> **Excerpted records**:
+===+

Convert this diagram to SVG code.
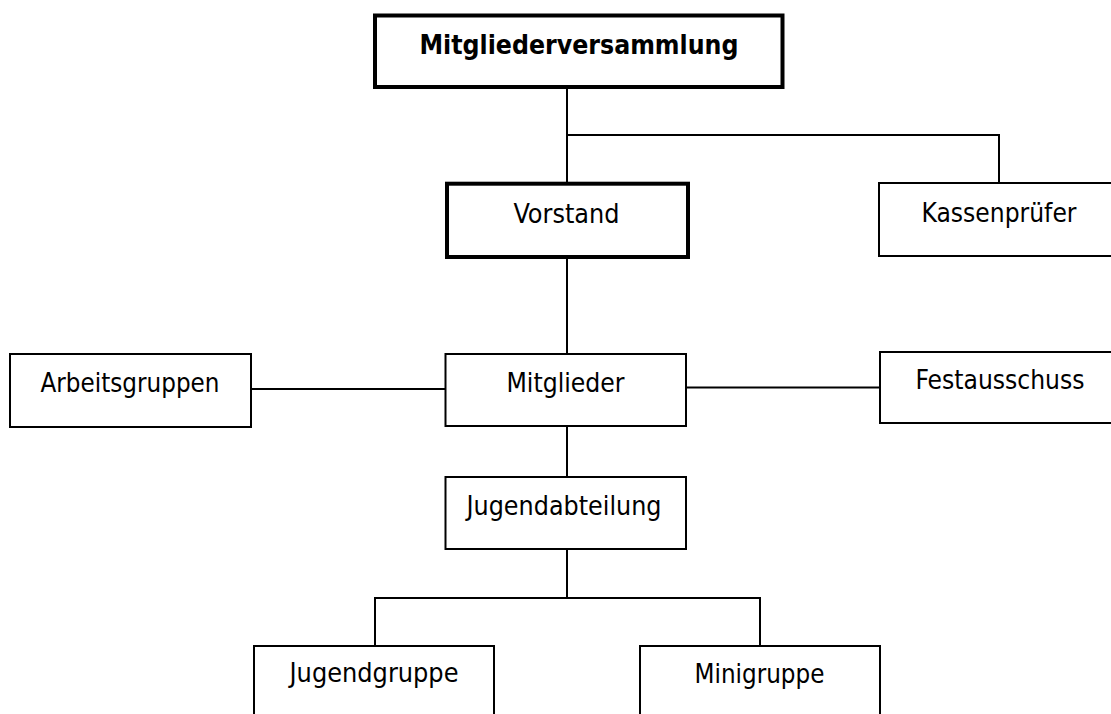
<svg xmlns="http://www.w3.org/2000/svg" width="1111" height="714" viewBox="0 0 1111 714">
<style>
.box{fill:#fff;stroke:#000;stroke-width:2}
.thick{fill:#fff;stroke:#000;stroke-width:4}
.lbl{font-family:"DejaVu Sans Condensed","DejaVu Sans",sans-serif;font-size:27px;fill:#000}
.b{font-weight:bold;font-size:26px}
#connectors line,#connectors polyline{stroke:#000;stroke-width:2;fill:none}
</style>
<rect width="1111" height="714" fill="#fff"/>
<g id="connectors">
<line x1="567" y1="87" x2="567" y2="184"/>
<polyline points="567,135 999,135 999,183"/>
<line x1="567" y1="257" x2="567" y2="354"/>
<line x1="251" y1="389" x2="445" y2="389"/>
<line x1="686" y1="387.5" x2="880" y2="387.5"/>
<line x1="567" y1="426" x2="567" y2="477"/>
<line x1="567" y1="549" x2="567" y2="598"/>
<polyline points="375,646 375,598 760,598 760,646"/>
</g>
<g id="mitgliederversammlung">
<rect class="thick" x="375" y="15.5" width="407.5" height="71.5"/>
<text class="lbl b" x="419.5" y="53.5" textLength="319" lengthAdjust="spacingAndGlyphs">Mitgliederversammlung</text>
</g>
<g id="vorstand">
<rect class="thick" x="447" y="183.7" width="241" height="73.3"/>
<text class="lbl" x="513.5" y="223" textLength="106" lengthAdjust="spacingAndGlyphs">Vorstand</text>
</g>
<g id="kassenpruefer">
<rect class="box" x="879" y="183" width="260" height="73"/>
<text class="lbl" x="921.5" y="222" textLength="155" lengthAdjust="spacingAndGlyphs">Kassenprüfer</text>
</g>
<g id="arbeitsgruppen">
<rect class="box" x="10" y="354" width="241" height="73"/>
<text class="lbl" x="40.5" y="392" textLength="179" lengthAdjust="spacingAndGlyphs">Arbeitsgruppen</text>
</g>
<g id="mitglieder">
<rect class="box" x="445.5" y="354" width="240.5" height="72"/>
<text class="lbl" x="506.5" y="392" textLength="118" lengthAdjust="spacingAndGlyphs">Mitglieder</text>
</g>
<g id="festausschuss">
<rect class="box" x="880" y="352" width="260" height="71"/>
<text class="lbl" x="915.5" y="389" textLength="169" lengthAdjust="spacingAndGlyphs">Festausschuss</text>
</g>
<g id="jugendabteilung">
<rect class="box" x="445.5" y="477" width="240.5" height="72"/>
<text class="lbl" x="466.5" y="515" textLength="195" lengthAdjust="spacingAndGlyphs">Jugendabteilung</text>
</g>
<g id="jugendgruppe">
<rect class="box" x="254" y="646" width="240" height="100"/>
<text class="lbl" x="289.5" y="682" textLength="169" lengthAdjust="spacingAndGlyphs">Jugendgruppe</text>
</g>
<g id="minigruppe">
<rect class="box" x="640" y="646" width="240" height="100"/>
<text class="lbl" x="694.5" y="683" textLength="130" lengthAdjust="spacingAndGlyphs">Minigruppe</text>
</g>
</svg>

+===+

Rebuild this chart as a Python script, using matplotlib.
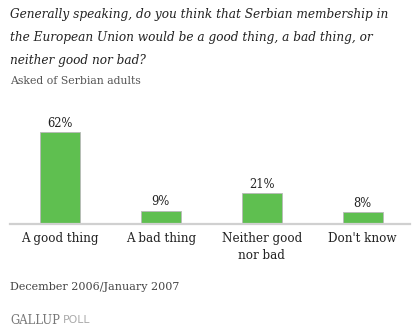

+===+

Exactly how many lines of the material contain the word "this"? Write the number alone.

> **Result below**: 2